> **INFORMATION SUPPLIED**
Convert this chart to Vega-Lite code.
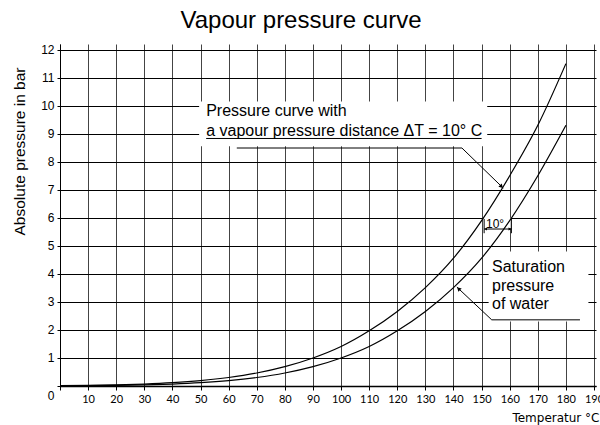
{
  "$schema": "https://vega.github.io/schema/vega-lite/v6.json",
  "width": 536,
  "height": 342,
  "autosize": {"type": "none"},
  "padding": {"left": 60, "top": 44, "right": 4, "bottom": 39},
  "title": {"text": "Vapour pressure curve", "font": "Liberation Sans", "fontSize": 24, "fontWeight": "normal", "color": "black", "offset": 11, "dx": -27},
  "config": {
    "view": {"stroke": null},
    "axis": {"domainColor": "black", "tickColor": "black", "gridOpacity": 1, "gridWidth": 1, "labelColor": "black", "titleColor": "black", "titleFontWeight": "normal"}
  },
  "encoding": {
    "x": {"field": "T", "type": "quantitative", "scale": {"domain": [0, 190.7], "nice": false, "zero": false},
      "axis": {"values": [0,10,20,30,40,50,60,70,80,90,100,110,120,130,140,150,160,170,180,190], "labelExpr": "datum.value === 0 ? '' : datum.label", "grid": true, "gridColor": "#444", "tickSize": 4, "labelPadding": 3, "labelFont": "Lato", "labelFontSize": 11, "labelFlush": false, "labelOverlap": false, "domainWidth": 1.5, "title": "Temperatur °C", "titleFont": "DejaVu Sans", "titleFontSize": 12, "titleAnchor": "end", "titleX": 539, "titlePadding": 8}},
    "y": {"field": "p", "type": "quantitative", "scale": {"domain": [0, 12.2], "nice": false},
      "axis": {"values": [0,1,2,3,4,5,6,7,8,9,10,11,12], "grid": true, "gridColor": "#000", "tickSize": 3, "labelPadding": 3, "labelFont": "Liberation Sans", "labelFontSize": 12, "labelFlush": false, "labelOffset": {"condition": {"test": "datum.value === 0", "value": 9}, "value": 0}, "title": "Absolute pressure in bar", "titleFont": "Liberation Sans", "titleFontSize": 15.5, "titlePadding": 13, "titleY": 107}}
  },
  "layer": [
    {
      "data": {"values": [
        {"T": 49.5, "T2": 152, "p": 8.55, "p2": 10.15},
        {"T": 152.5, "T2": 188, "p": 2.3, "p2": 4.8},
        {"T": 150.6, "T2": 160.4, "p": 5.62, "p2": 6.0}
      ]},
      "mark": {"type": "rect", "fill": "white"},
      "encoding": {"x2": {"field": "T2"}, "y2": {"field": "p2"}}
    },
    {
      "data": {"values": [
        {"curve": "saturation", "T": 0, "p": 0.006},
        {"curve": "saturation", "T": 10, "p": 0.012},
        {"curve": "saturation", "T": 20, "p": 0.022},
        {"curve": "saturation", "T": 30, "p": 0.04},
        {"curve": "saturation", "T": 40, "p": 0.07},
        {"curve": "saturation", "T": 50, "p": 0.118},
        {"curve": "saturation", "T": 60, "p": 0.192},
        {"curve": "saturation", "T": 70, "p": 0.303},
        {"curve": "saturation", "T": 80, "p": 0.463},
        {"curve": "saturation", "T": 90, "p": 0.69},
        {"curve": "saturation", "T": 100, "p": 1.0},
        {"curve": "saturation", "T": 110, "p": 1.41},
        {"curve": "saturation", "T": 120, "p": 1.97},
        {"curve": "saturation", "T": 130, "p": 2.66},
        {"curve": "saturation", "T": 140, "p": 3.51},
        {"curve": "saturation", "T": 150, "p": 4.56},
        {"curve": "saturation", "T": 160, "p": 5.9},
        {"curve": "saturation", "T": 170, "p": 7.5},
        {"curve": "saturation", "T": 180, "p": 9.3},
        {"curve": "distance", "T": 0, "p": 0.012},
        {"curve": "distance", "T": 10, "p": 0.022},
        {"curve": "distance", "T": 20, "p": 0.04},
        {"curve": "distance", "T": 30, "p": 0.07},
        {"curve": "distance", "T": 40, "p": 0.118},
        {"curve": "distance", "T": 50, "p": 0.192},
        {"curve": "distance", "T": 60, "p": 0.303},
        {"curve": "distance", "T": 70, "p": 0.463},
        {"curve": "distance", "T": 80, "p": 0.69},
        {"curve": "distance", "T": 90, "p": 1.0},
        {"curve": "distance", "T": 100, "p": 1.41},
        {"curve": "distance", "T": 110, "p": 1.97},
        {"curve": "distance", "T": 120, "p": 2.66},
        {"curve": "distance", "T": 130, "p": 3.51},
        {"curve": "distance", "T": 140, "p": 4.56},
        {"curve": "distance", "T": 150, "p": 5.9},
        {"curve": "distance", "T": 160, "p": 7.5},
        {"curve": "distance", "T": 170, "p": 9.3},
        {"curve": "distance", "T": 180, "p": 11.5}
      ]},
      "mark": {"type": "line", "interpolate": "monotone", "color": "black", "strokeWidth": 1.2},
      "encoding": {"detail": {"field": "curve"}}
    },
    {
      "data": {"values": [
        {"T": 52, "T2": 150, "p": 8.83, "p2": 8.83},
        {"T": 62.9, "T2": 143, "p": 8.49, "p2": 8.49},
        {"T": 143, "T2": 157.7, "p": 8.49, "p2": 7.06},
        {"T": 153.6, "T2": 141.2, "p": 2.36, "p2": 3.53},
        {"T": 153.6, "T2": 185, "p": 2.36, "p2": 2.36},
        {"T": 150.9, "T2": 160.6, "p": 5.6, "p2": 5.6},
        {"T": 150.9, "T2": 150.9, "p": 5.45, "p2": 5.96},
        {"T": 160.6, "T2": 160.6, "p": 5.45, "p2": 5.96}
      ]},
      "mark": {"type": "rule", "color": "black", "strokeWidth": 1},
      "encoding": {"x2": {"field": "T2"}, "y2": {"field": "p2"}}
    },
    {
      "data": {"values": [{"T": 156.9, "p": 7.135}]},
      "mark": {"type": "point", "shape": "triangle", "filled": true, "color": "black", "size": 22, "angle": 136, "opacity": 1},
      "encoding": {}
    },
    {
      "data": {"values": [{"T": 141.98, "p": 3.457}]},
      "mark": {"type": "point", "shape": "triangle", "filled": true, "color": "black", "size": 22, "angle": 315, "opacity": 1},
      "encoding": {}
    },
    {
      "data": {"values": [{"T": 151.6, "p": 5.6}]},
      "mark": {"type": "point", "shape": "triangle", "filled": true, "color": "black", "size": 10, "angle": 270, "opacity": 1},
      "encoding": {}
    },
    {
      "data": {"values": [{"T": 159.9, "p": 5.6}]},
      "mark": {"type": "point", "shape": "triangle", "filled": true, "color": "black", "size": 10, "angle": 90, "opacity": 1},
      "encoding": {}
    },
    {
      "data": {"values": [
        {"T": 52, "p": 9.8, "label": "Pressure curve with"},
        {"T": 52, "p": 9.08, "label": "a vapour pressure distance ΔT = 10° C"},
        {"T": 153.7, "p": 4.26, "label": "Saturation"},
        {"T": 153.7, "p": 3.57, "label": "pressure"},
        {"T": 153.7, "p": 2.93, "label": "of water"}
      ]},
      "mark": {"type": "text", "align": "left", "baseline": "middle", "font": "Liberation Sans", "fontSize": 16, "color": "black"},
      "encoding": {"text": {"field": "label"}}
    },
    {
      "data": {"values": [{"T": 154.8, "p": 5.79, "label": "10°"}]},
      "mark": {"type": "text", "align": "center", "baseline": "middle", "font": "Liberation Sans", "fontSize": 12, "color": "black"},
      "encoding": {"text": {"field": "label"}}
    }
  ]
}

> **REQUIREMENTS**
Reproduce all of the data exactly; the pictures do not belong in the copy.

> **SOLUTION FOR THIS PROBLEM**
Convert this chart to Vega-Lite code.
{
  "$schema": "https://vega.github.io/schema/vega-lite/v6.json",
  "width": 536,
  "height": 342,
  "autosize": {"type": "none"},
  "padding": {"left": 60, "top": 44, "right": 4, "bottom": 39},
  "title": {"text": "Vapour pressure curve", "font": "Liberation Sans", "fontSize": 24, "fontWeight": "normal", "color": "black", "offset": 11, "dx": -27},
  "config": {
    "view": {"stroke": null},
    "axis": {"domainColor": "black", "tickColor": "black", "gridOpacity": 1, "gridWidth": 1, "labelColor": "black", "titleColor": "black", "titleFontWeight": "normal"}
  },
  "encoding": {
    "x": {"field": "T", "type": "quantitative", "scale": {"domain": [0, 190.7], "nice": false, "zero": false},
      "axis": {"values": [0,10,20,30,40,50,60,70,80,90,100,110,120,130,140,150,160,170,180,190], "labelExpr": "datum.value === 0 ? '' : datum.label", "grid": true, "gridColor": "#444", "tickSize": 4, "labelPadding": 3, "labelFont": "Lato", "labelFontSize": 11, "labelFlush": false, "labelOverlap": false, "domainWidth": 1.5, "title": "Temperatur °C", "titleFont": "DejaVu Sans", "titleFontSize": 12, "titleAnchor": "end", "titleX": 539, "titlePadding": 8}},
    "y": {"field": "p", "type": "quantitative", "scale": {"domain": [0, 12.2], "nice": false},
      "axis": {"values": [0,1,2,3,4,5,6,7,8,9,10,11,12], "grid": true, "gridColor": "#000", "tickSize": 3, "labelPadding": 3, "labelFont": "Liberation Sans", "labelFontSize": 12, "labelFlush": false, "labelOffset": {"condition": {"test": "datum.value === 0", "value": 9}, "value": 0}, "title": "Absolute pressure in bar", "titleFont": "Liberation Sans", "titleFontSize": 15.5, "titlePadding": 13, "titleY": 107}}
  },
  "layer": [
    {
      "data": {"values": [
        {"T": 49.5, "T2": 152, "p": 8.55, "p2": 10.15},
        {"T": 152.5, "T2": 188, "p": 2.3, "p2": 4.8},
        {"T": 150.6, "T2": 160.4, "p": 5.62, "p2": 6.0}
      ]},
      "mark": {"type": "rect", "fill": "white"},
      "encoding": {"x2": {"field": "T2"}, "y2": {"field": "p2"}}
    },
    {
      "data": {"values": [
        {"curve": "saturation", "T": 0, "p": 0.006},
        {"curve": "saturation", "T": 10, "p": 0.012},
        {"curve": "saturation", "T": 20, "p": 0.022},
        {"curve": "saturation", "T": 30, "p": 0.04},
        {"curve": "saturation", "T": 40, "p": 0.07},
        {"curve": "saturation", "T": 50, "p": 0.118},
        {"curve": "saturation", "T": 60, "p": 0.192},
        {"curve": "saturation", "T": 70, "p": 0.303},
        {"curve": "saturation", "T": 80, "p": 0.463},
        {"curve": "saturation", "T": 90, "p": 0.69},
        {"curve": "saturation", "T": 100, "p": 1.0},
        {"curve": "saturation", "T": 110, "p": 1.41},
        {"curve": "saturation", "T": 120, "p": 1.97},
        {"curve": "saturation", "T": 130, "p": 2.66},
        {"curve": "saturation", "T": 140, "p": 3.51},
        {"curve": "saturation", "T": 150, "p": 4.56},
        {"curve": "saturation", "T": 160, "p": 5.9},
        {"curve": "saturation", "T": 170, "p": 7.5},
        {"curve": "saturation", "T": 180, "p": 9.3},
        {"curve": "distance", "T": 0, "p": 0.012},
        {"curve": "distance", "T": 10, "p": 0.022},
        {"curve": "distance", "T": 20, "p": 0.04},
        {"curve": "distance", "T": 30, "p": 0.07},
        {"curve": "distance", "T": 40, "p": 0.118},
        {"curve": "distance", "T": 50, "p": 0.192},
        {"curve": "distance", "T": 60, "p": 0.303},
        {"curve": "distance", "T": 70, "p": 0.463},
        {"curve": "distance", "T": 80, "p": 0.69},
        {"curve": "distance", "T": 90, "p": 1.0},
        {"curve": "distance", "T": 100, "p": 1.41},
        {"curve": "distance", "T": 110, "p": 1.97},
        {"curve": "distance", "T": 120, "p": 2.66},
        {"curve": "distance", "T": 130, "p": 3.51},
        {"curve": "distance", "T": 140, "p": 4.56},
        {"curve": "distance", "T": 150, "p": 5.9},
        {"curve": "distance", "T": 160, "p": 7.5},
        {"curve": "distance", "T": 170, "p": 9.3},
        {"curve": "distance", "T": 180, "p": 11.5}
      ]},
      "mark": {"type": "line", "interpolate": "monotone", "color": "black", "strokeWidth": 1.2},
      "encoding": {"detail": {"field": "curve"}}
    },
    {
      "data": {"values": [
        {"T": 52, "T2": 150, "p": 8.83, "p2": 8.83},
        {"T": 62.9, "T2": 143, "p": 8.49, "p2": 8.49},
        {"T": 143, "T2": 157.7, "p": 8.49, "p2": 7.06},
        {"T": 153.6, "T2": 141.2, "p": 2.36, "p2": 3.53},
        {"T": 153.6, "T2": 185, "p": 2.36, "p2": 2.36},
        {"T": 150.9, "T2": 160.6, "p": 5.6, "p2": 5.6},
        {"T": 150.9, "T2": 150.9, "p": 5.45, "p2": 5.96},
        {"T": 160.6, "T2": 160.6, "p": 5.45, "p2": 5.96}
      ]},
      "mark": {"type": "rule", "color": "black", "strokeWidth": 1},
      "encoding": {"x2": {"field": "T2"}, "y2": {"field": "p2"}}
    },
    {
      "data": {"values": [{"T": 156.9, "p": 7.135}]},
      "mark": {"type": "point", "shape": "triangle", "filled": true, "color": "black", "size": 22, "angle": 136, "opacity": 1},
      "encoding": {}
    },
    {
      "data": {"values": [{"T": 141.98, "p": 3.457}]},
      "mark": {"type": "point", "shape": "triangle", "filled": true, "color": "black", "size": 22, "angle": 315, "opacity": 1},
      "encoding": {}
    },
    {
      "data": {"values": [{"T": 151.6, "p": 5.6}]},
      "mark": {"type": "point", "shape": "triangle", "filled": true, "color": "black", "size": 10, "angle": 270, "opacity": 1},
      "encoding": {}
    },
    {
      "data": {"values": [{"T": 159.9, "p": 5.6}]},
      "mark": {"type": "point", "shape": "triangle", "filled": true, "color": "black", "size": 10, "angle": 90, "opacity": 1},
      "encoding": {}
    },
    {
      "data": {"values": [
        {"T": 52, "p": 9.8, "label": "Pressure curve with"},
        {"T": 52, "p": 9.08, "label": "a vapour pressure distance ΔT = 10° C"},
        {"T": 153.7, "p": 4.26, "label": "Saturation"},
        {"T": 153.7, "p": 3.57, "label": "pressure"},
        {"T": 153.7, "p": 2.93, "label": "of water"}
      ]},
      "mark": {"type": "text", "align": "left", "baseline": "middle", "font": "Liberation Sans", "fontSize": 16, "color": "black"},
      "encoding": {"text": {"field": "label"}}
    },
    {
      "data": {"values": [{"T": 154.8, "p": 5.79, "label": "10°"}]},
      "mark": {"type": "text", "align": "center", "baseline": "middle", "font": "Liberation Sans", "fontSize": 12, "color": "black"},
      "encoding": {"text": {"field": "label"}}
    }
  ]
}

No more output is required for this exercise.